Geography Club focuses on a high school with a meaner student body.  Several gay and lesbian kids find each other, then create a club with a name so boring they figure they'll be the only members.

I'm working my way into the younger middle-grade area.  James Howe, best known for his Bunnicula series, has done a series which started with The Misfits, about four middle school kids, one of whom is gay, who have been called names and ostracized for years. They organize against it and go on an anti name-calling campaign. A little heavy-handed, but a good read for middle grade kids. Howe has done two different sequels on individual kids in the group:
Totally Joe
focuses on the gay kid.
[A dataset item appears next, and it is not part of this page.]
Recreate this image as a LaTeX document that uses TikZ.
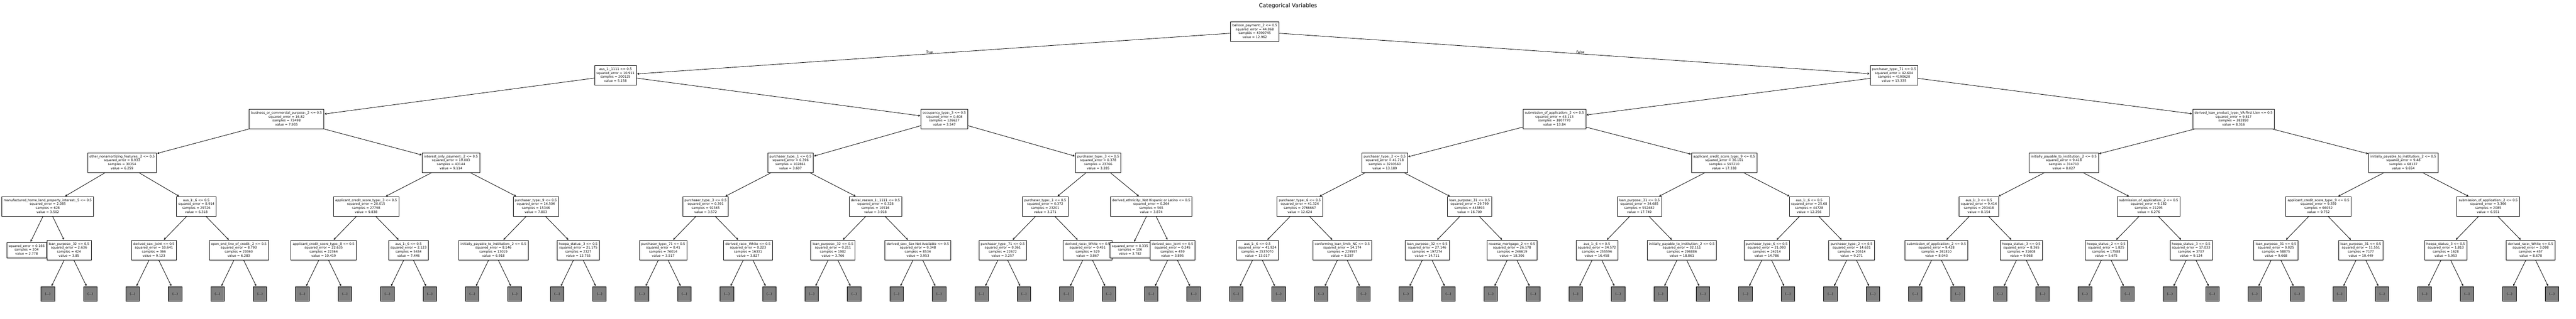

He has a crush on a boy who's not ready to come out, there's some harassment, but there's also lots of adult and peer support.

Howe's an interesting author.  He's also written early readers and picture books for much younger kids, including the Pinky and Rex series (written between 1990 and 2001).  I just re-read
Pinky and Rex and the Bully
the other day.  Pinky is a boy who loves the color pink; his friend Rex is a girl who loves dinosaurs.  In this book, a boy teases Pinky, accusing him of being a girl.  So Pinky decides that he'll stop liking pink and try to conform to the bully's perception of how one should be a boy.  He gets talked out of this idea by a wise elderly lady and stands up to the kid who's been teasing him.  Of course we don't know Pinky's or Rex's sexual preferences, but it's refreshing to have a book for young kids which hits the boys-can-do-many-things theme.